WRITTEN REQUEST
Copy out the data below as written; omit any images.

Start of SOURCE MATERIAL

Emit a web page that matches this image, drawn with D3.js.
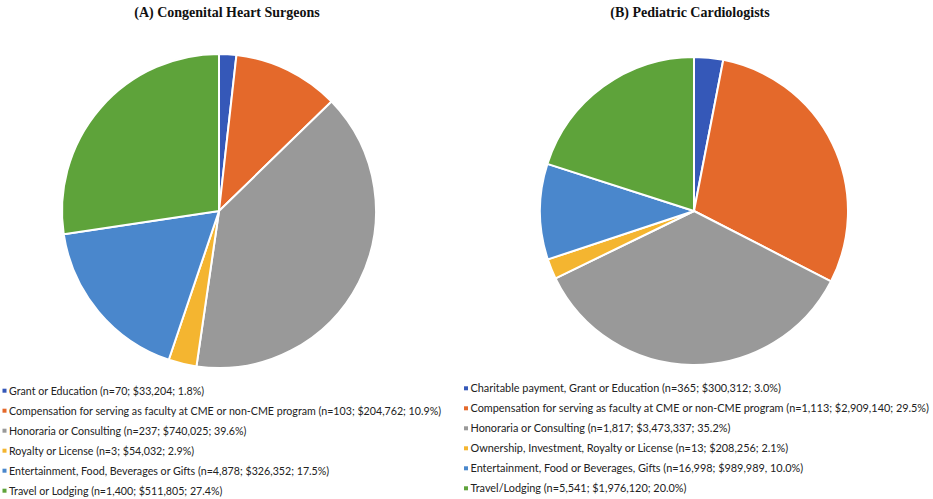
<!DOCTYPE html>
<html>
<head>
<meta charset="utf-8">
<script src="https://cdn.jsdelivr.net/npm/d3@7"></script>
<style>
html,body{margin:0;padding:0;background:#fff;}
svg{display:block;}
</style>
</head>
<body>
<svg id="chart" width="933" height="499"></svg>
<script>
// ---- data ----
const titleA = "(A) Congenital Heart Surgeons";
const titleB = "(B) Pediatric Cardiologists";
const labelsA = [
  "Grant or Education (n=70; $33,204; 1.8%)",
  "Compensation for serving as faculty at CME or non-CME program (n=103; $204,762; 10.9%)",
  "Honoraria or Consulting (n=237; $740,025; 39.6%)",
  "Royalty or License (n=3; $54,032; 2.9%)",
  "Entertainment, Food, Beverages or Gifts (n=4,878; $326,352; 17.5%)",
  "Travel or Lodging (n=1,400; $511,805; 27.4%)"
];
const valuesA = [33204, 204762, 740025, 54032, 326352, 511805];
const labelsB = [
  "Charitable payment, Grant or Education (n=365; $300,312; 3.0%)",
  "Compensation for serving as faculty at CME or non-CME program (n=1,113; $2,909,140; 29.5%)",
  "Honoraria or Consulting (n=1,817; $3,473,337; 35.2%)",
  "Ownership, Investment, Royalty or License (n=13; $208,256; 2.1%)",
  "Entertainment, Food or Beverages, Gifts (n=16,998; $989,989, 10.0%)",
  "Travel/Lodging (n=5,541; $1,976,120; 20.0%)"
];
const valuesB = [300312, 2909140, 3473337, 208256, 989989, 1976120];
const colors = ["#3558b8", "#e4692b", "#999999", "#f4b530", "#4a87cc", "#5ea33a"];

// ---- drawing ----
const svg = d3.select("#chart");
const color = d3.scaleOrdinal().domain(d3.range(6)).range(colors);
const pie = d3.pie().sort(null).value(d => d);

function drawPie(values, cx, cy, r) {
  const arc = d3.arc().innerRadius(0).outerRadius(r);
  const g = svg.append("g").attr("transform", `translate(${cx},${cy})`);
  g.selectAll("path").data(pie(values)).join("path")
    .attr("d", arc)
    .attr("fill", (d, i) => color(i))
    .attr("stroke", "#fff")
    .attr("stroke-width", 2)
    .attr("stroke-linejoin", "round");
}

function drawTitle(text, cx, y) {
  svg.append("text").attr("x", cx).attr("y", y)
    .attr("text-anchor", "middle")
    .attr("font-family", "Liberation Serif, Times New Roman, serif")
    .attr("font-weight", "bold").attr("font-size", 14)
    .attr("fill", "#111")
    .text(text);
}

function drawLegend(labels, x0, y0, step, targetWidth) {
  const g = svg.append("g");
  const rows = g.selectAll("g").data(labels).join("g")
    .attr("transform", (d, i) => `translate(${x0},${y0 + i * step})`);
  rows.append("rect").attr("x", 0).attr("y", -2).attr("width", 4).attr("height", 4)
    .attr("fill", (d, i) => color(i));
  const texts = rows.append("text").attr("x", 6.5).attr("y", 4)
    .attr("font-family", "Lato, Open Sans, sans-serif")
    .attr("font-size", 12).attr("fill", "#222")
    .text(d => d);
  // scale font so longest line matches target width
  let maxW = 0;
  texts.each(function () { maxW = Math.max(maxW, this.getComputedTextLength()); });
  const fs = 12 * targetWidth / maxW;
  texts.attr("font-size", fs);
}

drawTitle(titleA, 227, 17);
drawTitle(titleB, 690, 17);
drawPie(valuesA, 219, 211, 157);
drawPie(valuesB, 694, 211, 154);
drawLegend(labelsA, 2.5, 390.7, 20, 433);
drawLegend(labelsB, 464, 388.3, 20, 459);
</script>
</body>
</html>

End of SOURCE MATERIAL

WRITTEN ANSWER
Emit a web page that matches this image, drawn with D3.js.
<!DOCTYPE html>
<html>
<head>
<meta charset="utf-8">
<script src="https://cdn.jsdelivr.net/npm/d3@7"></script>
<style>
html,body{margin:0;padding:0;background:#fff;}
svg{display:block;}
</style>
</head>
<body>
<svg id="chart" width="933" height="499"></svg>
<script>
// ---- data ----
const titleA = "(A) Congenital Heart Surgeons";
const titleB = "(B) Pediatric Cardiologists";
const labelsA = [
  "Grant or Education (n=70; $33,204; 1.8%)",
  "Compensation for serving as faculty at CME or non-CME program (n=103; $204,762; 10.9%)",
  "Honoraria or Consulting (n=237; $740,025; 39.6%)",
  "Royalty or License (n=3; $54,032; 2.9%)",
  "Entertainment, Food, Beverages or Gifts (n=4,878; $326,352; 17.5%)",
  "Travel or Lodging (n=1,400; $511,805; 27.4%)"
];
const valuesA = [33204, 204762, 740025, 54032, 326352, 511805];
const labelsB = [
  "Charitable payment, Grant or Education (n=365; $300,312; 3.0%)",
  "Compensation for serving as faculty at CME or non-CME program (n=1,113; $2,909,140; 29.5%)",
  "Honoraria or Consulting (n=1,817; $3,473,337; 35.2%)",
  "Ownership, Investment, Royalty or License (n=13; $208,256; 2.1%)",
  "Entertainment, Food or Beverages, Gifts (n=16,998; $989,989, 10.0%)",
  "Travel/Lodging (n=5,541; $1,976,120; 20.0%)"
];
const valuesB = [300312, 2909140, 3473337, 208256, 989989, 1976120];
const colors = ["#3558b8", "#e4692b", "#999999", "#f4b530", "#4a87cc", "#5ea33a"];

// ---- drawing ----
const svg = d3.select("#chart");
const color = d3.scaleOrdinal().domain(d3.range(6)).range(colors);
const pie = d3.pie().sort(null).value(d => d);

function drawPie(values, cx, cy, r) {
  const arc = d3.arc().innerRadius(0).outerRadius(r);
  const g = svg.append("g").attr("transform", `translate(${cx},${cy})`);
  g.selectAll("path").data(pie(values)).join("path")
    .attr("d", arc)
    .attr("fill", (d, i) => color(i))
    .attr("stroke", "#fff")
    .attr("stroke-width", 2)
    .attr("stroke-linejoin", "round");
}

function drawTitle(text, cx, y) {
  svg.append("text").attr("x", cx).attr("y", y)
    .attr("text-anchor", "middle")
    .attr("font-family", "Liberation Serif, Times New Roman, serif")
    .attr("font-weight", "bold").attr("font-size", 14)
    .attr("fill", "#111")
    .text(text);
}

function drawLegend(labels, x0, y0, step, targetWidth) {
  const g = svg.append("g");
  const rows = g.selectAll("g").data(labels).join("g")
    .attr("transform", (d, i) => `translate(${x0},${y0 + i * step})`);
  rows.append("rect").attr("x", 0).attr("y", -2).attr("width", 4).attr("height", 4)
    .attr("fill", (d, i) => color(i));
  const texts = rows.append("text").attr("x", 6.5).attr("y", 4)
    .attr("font-family", "Lato, Open Sans, sans-serif")
    .attr("font-size", 12).attr("fill", "#222")
    .text(d => d);
  // scale font so longest line matches target width
  let maxW = 0;
  texts.each(function () { maxW = Math.max(maxW, this.getComputedTextLength()); });
  const fs = 12 * targetWidth / maxW;
  texts.attr("font-size", fs);
}

drawTitle(titleA, 227, 17);
drawTitle(titleB, 690, 17);
drawPie(valuesA, 219, 211, 157);
drawPie(valuesB, 694, 211, 154);
drawLegend(labelsA, 2.5, 390.7, 20, 433);
drawLegend(labelsB, 464, 388.3, 20, 459);
</script>
</body>
</html>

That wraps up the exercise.